Generated runtime artifacts live under /srv/aina/aina-data-engine-room/artifacts/validation/. The artifacts/ directory is ignored by default, so this checkpoint explicitly preserves the runtime v1 outputs with git add -f.

Artifact	Rows	Bytes	SHA-256
`runtime_payloads_v1.json`	122 lines	4,627	`5db2bfff...`
`runtime_payloads_v1.jsonl`	1,000	4,568,307	`664381de...`
`runtime_evaluator_fixtures_v1.json`	141 lines	5,656	`6d83eba8...`
`runtime_evaluator_fixtures_v1.jsonl`	1,000	4,560,762	`e53ea495...`
`runtime_eval_runs_v1.json`	162 lines	6,517	`d9293c92...`
`runtime_eval_runs_v1.jsonl`	1,000	5,429,598	`2438fe24...`
`runtime_eval_runs_v1_failing_eval_runs.jsonl`	0	0	`e3b0c442...`

Validation

01 CodeResolver and workflow copy updated in runtime_payloads.py.

02 TestsBlack-box runtime test added for broad-title specialization.

03 ArtifactsPayloads, fixtures, and eval runs regenerated locally.

04 ProofRuff passed; focused tests 10 passed; full tests 200 passed.

.venv/bin/python -m ruff check src tests
.venv/bin/python -m pytest -q

200 passed in 92.88s
runtime evals: 1,000 rows · 965 local serviceable · 35 blocked · 0 failing

What This Means In Reality

As of this checkpoint, the data engine can generate local synthetic runtime payloads for a much broader and more realistic set of ICP titles. It can serve role-native first-module goals and evaluator cases for frontline retail, banking, healthcare, technology, food/hospitality, manufacturing, safety, real estate, leadership, research, and other domains instead of collapsing them into generic business work.

It still cannot truthfully claim production readiness or real-user personalization. All outputs remain local-only, source-preserving, and blocked from external writes, real-user runtime, and production claims. The next trust move is not more broad deterministic mapping; it is semantic adjudication of the 526 follow-up rows, source/BLS enrichment for the 12 residual broad rows, and packet-quality hardening for the 295 packet candidates.

Next Best Slice

Start with the semantic follow-up queue and prioritize high-volume, high-impact domains.

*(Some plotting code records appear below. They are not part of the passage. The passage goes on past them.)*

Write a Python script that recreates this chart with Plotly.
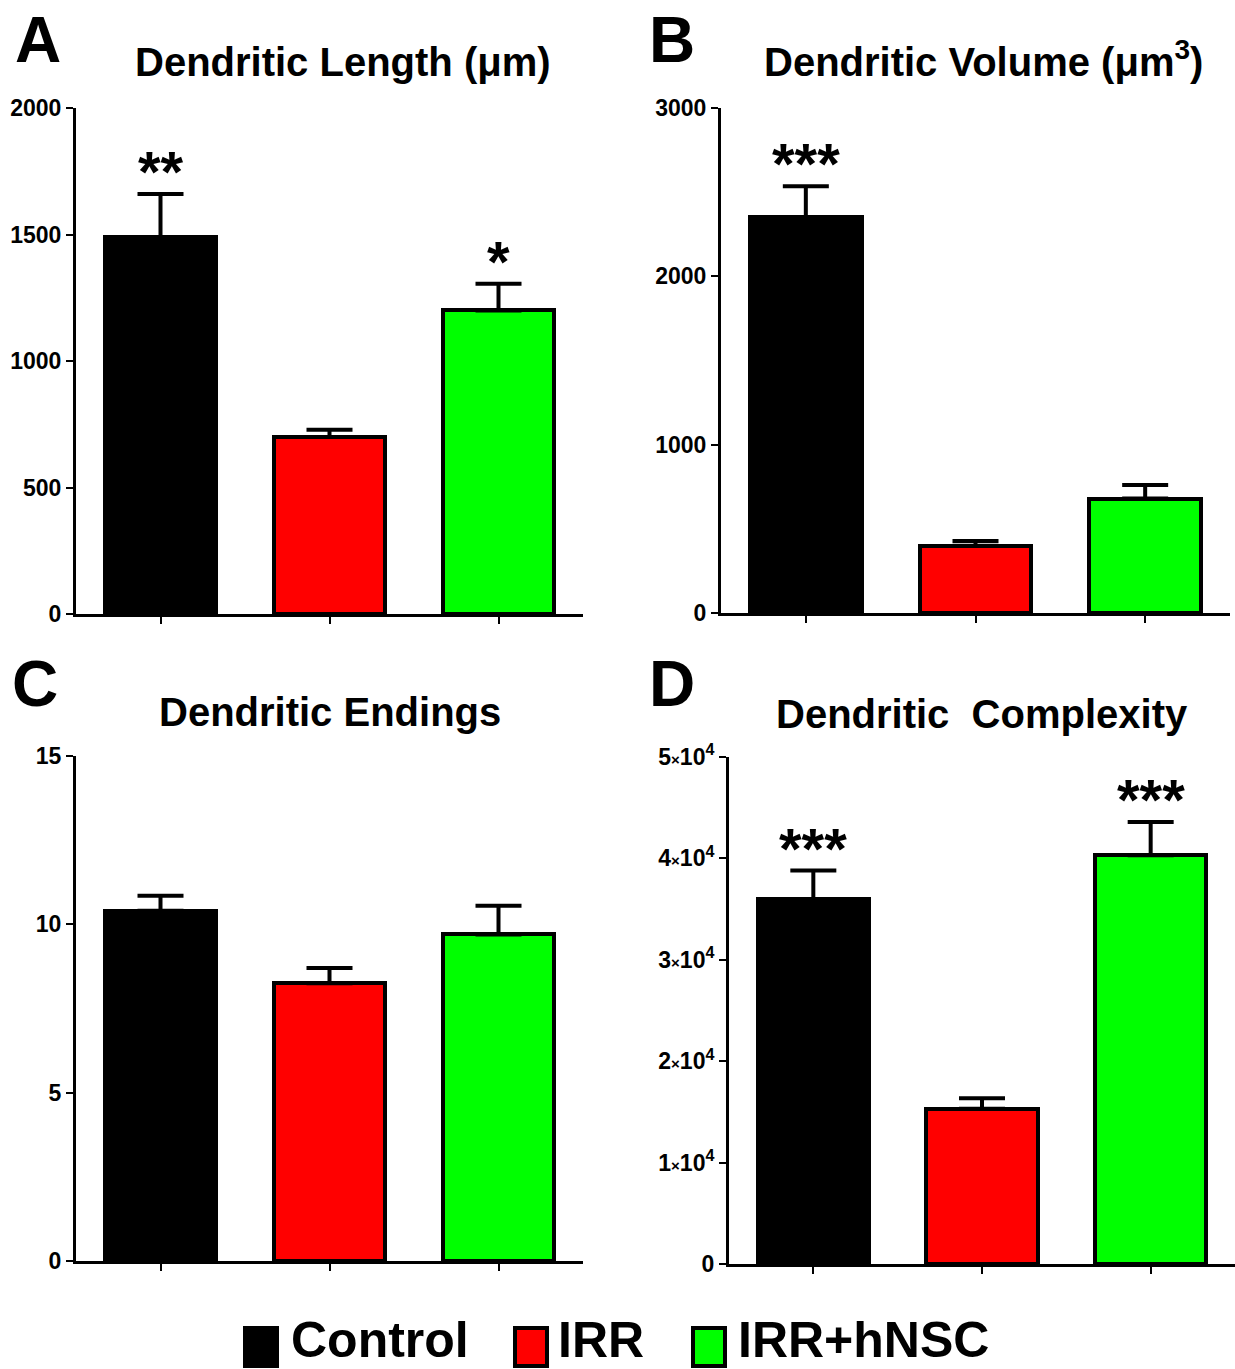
import plotly.graph_objects as go

# Groups and fill colours
groups = ["Control", "IRR", "IRR+hNSC"]
colors = ["#000000", "#ff0000", "#00ff00"]

# Mean and SEM per group for each morphometric measure
length_mean = [1490, 700, 1200]
length_sem = [170, 28, 105]
volume_mean = [2350, 400, 680]
volume_sem = [185, 28, 80]
endings_mean = [10.4, 8.25, 9.7]
endings_sem = [0.45, 0.45, 0.85]
complexity_mean = [36000, 15300, 40300]
complexity_sem = [2800, 1050, 3300]

# Significance markers per group
length_stars = ["**", "", "*"]
volume_stars = ["***", "", ""]
endings_stars = ["", "", ""]
complexity_stars = ["***", "", "***"]

# Axis ticks
length_ticks = [0, 500, 1000, 1500, 2000]
volume_ticks = [0, 1000, 2000, 3000]
endings_ticks = [0, 5, 10, 15]
complexity_ticks = [0, 10000, 20000, 30000, 40000, 50000]
complexity_ticktext = ["0"] + [
    f"{k}<span style='font-size:15px'>×</span>10<sup>4</sup>" for k in range(1, 6)
]

panel_letters = ["A", "B", "C", "D"]
panel_titles = ["Dendritic Length (μm)", "Dendritic Volume (μm<sup>3</sup>)",
                "Dendritic Endings", "Dendritic  Complexity"]

W, H = 1235, 1369
FONT = "Liberation Sans, Arial, sans-serif"


def px_x(p):
    return p / W


def px_y(p):
    return 1 - p / H


# Plot-area extents in pixels: (left, right, top, bottom)
panels = [
    dict(mean=length_mean, sem=length_sem, stars=length_stars,
         ticks=length_ticks, ticktext=None, box=(76, 583, 108, 614),
         letter_xy=(38, 40), title_xy=(343, 62)),
    dict(mean=volume_mean, sem=volume_sem, stars=volume_stars,
         ticks=volume_ticks, ticktext=None, box=(721, 1230, 108, 613),
         letter_xy=(672, 40), title_xy=(983, 59)),
    dict(mean=endings_mean, sem=endings_sem, stars=endings_stars,
         ticks=endings_ticks, ticktext=None, box=(76, 583, 756, 1261),
         letter_xy=(35, 684), title_xy=(330, 712)),
    dict(mean=complexity_mean, sem=complexity_sem, stars=complexity_stars,
         ticks=complexity_ticks, ticktext=complexity_ticktext, box=(729, 1236, 757, 1264),
         letter_xy=(672, 684), title_xy=(982, 714)),
]

fig = go.Figure()
annotations = []
shapes = []
layout_axes = {}

for i, p in enumerate(panels, start=1):
    xa = "x" if i == 1 else f"x{i}"
    ya = "y" if i == 1 else f"y{i}"
    fig.add_trace(go.Bar(
        x=[0, 1, 2], y=p["mean"], width=0.66,
        marker=dict(color=colors, line=dict(color="black", width=4)),
        error_y=dict(type="data", array=p["sem"], arrayminus=[0, 0, 0],
                     symmetric=False, color="black", thickness=4, width=23),
        xaxis=xa, yaxis=ya, showlegend=False, cliponaxis=False,
    ))
    left, right, top, bottom = p["box"]
    axis_common = dict(showline=True, linecolor="black", linewidth=3,
                       ticks="outside", ticklen=7, tickwidth=2, tickcolor="black",
                       showgrid=False, zeroline=False, automargin=False)
    layout_axes["xaxis" if i == 1 else f"xaxis{i}"] = dict(
        domain=[px_x(left), min(1.0, px_x(right))], range=[-0.5, 2.5],
        tickvals=[0, 1, 2], showticklabels=False, anchor=ya, **axis_common)
    yax = dict(domain=[px_y(bottom), px_y(top)], range=[0, p["ticks"][-1]],
               tickvals=p["ticks"], anchor=xa,
               tickfont=dict(family=FONT, size=23, color="black", weight="bold"),
               **axis_common)
    if p["ticktext"]:
        yax["ticktext"] = p["ticktext"]
    layout_axes["yaxis" if i == 1 else f"yaxis{i}"] = yax

    # significance stars above the error caps
    for k, s in enumerate(p["stars"]):
        if s:
            annotations.append(dict(
                x=k, y=p["mean"][k] + p["sem"][k], xref=xa, yref=ya,
                text=s, showarrow=False, yanchor="bottom", yshift=-12,
                font=dict(family=FONT, size=58, color="black", weight="bold")))

    lx, ly = p["letter_xy"]
    annotations.append(dict(
        x=px_x(lx), y=px_y(ly), xref="paper", yref="paper",
        text=panel_letters[i - 1], showarrow=False, xanchor="center", yanchor="middle",
        font=dict(family=FONT, size=64, color="black", weight="bold")))
    tx, ty = p["title_xy"]
    annotations.append(dict(
        x=px_x(tx), y=px_y(ty), xref="paper", yref="paper",
        text=panel_titles[i - 1], showarrow=False, xanchor="center", yanchor="middle",
        font=dict(family=FONT, size=40, color="black", weight="bold")))

# Legend drawn as swatches and labels along the bottom
swatch_left = [245, 515, 693]
label_left = [290, 557, 737]
for k, g in enumerate(groups):
    shapes.append(dict(
        type="rect", xref="paper", yref="paper",
        x0=px_x(swatch_left[k]), x1=px_x(swatch_left[k] + 32),
        y0=px_y(1366), y1=px_y(1328),
        fillcolor=colors[k], line=dict(color="black", width=4)))
    annotations.append(dict(
        x=px_x(label_left[k]), y=0, xref="paper", yref="paper",
        text=g, showarrow=False, xanchor="left", yanchor="bottom",
        borderpad=0,
        font=dict(family=FONT, size=50, color="black", weight="bold")))

fig.update_layout(
    template="none",
    width=W, height=H, margin=dict(l=0, r=0, t=0, b=0, autoexpand=False),
    paper_bgcolor="white", plot_bgcolor="white", showlegend=False,
    annotations=annotations, shapes=shapes, bargap=0,
    **layout_axes,
)

fig.write_html("out.html")
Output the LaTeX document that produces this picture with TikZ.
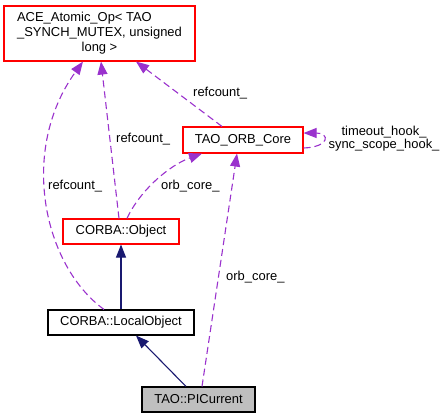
\documentclass[tikz,border=0pt]{standalone}
\usepackage{fontspec}
\setmainfont{Liberation Sans}
\usetikzlibrary{arrows.meta}
\definecolor{edgepurple}{HTML}{9A32CD}
\definecolor{navyblue}{HTML}{191970}
\definecolor{nodegray}{HTML}{BFBFBF}
\begin{document}
\begin{tikzpicture}[x=1bp,y=-1bp, font=\fontsize{13}{15}\selectfont,
  box/.style={draw=black, line width=1.1bp, inner sep=0pt, rectangle},
  redbox/.style={box, draw=red},
  dep/.style={draw=edgepurple, line width=1.1bp, dash pattern=on 7bp off 4bp, -{Triangle[length=13bp,width=10bp]}},
  inh/.style={draw=navyblue, line width=1.1bp, -{Triangle[length=13bp,width=10bp]}},
  lbl/.style={inner sep=0pt, anchor=west}]
\useasboundingbox (0,0) rectangle (445,419);
\node[redbox, minimum width=191bp, minimum height=55bp] (ace) at (99.5,33.5)
  {\begin{tabular}{@{}l@{}}ACE\_Atomic\_Op< TAO\\\_SYNCH\_MUTEX, unsigned\\\multicolumn{1}{@{}c@{}}{long >}\end{tabular}};
\node[redbox, minimum width=120bp, minimum height=26bp] (orb) at (243,140) {TAO\_ORB\_Core};
\node[redbox, minimum width=116bp, minimum height=25bp] (obj) at (121,231.5) {CORBA::Object};
\node[box, minimum width=146bp, minimum height=25bp] (local) at (121,322.5) {CORBA::LocalObject};
\node[box, fill=nodegray, minimum width=113bp, minimum height=25bp] (pic) at (198.5,399.5) {TAO::PICurrent};

\draw[inh] (local.north) -- (obj.south);
\draw[inh] ([xshift=-12.5bp]pic.north) -- ([xshift=15bp]local.south);

\draw[dep] ([xshift=-17bp]local.north) .. controls (43,265) and (19,150) .. ([xshift=-16.5bp]ace.south);
\draw[dep] ([xshift=-2bp]obj.north) -- ([xshift=1.5bp]ace.south);
\draw[dep] ([xshift=-21bp]orb.north) -- ([xshift=36.5bp]ace.south);
\draw[dep] ([xshift=6bp]obj.north) .. controls (140,190) and (170,165) .. ([xshift=-41bp]orb.south);
\draw[dep] ([xshift=3.5bp]pic.north) -- ([xshift=-6bp]orb.south);
\draw[dep] ([yshift=-8bp]orb.east) .. controls (330,147) and (330,133) .. ([yshift=7bp]orb.east);

\node[lbl] (l1) at (48,186) {refcount\_};
\node[lbl] (l2) at (116,139) {refcount\_};
\node[lbl] (l3) at (193,93) {refcount\_};
\node[lbl] (l4) at (161,186) {orb\_core\_};
\node[lbl] (l5) at (226,277) {orb\_core\_};
\node[align=center, inner sep=0pt, font=\fontsize{13}{13}\selectfont] (l6) at (384,138.5) {timeout\_hook\_\\sync\_scope\_hook\_};
\end{tikzpicture}
\end{document}
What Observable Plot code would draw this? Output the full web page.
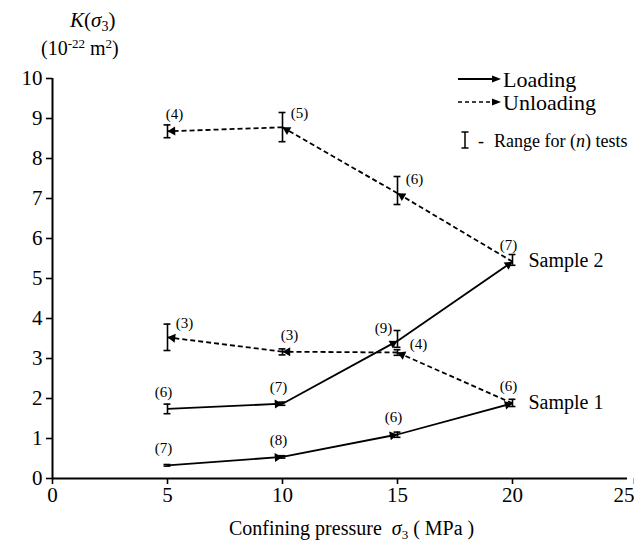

Review the 484 deterministic function changes with multi-LLM adjudication, resolve the 12 residual broad titles using source context, attach BLS/SOC context where it helps, build packet-quality fixtures for the 295 packet candidates, and keep the 670 caveat-service rows available for local testing with explicit caveats.

Where To Start

Start from artifacts/validation/runtime_eval_runs_v1_semantic_followup_eval_runs.jsonl: it is now the best queue for deciding which specialized runtime mappings are strong enough to graduate from local caveat/testing into hardened packets.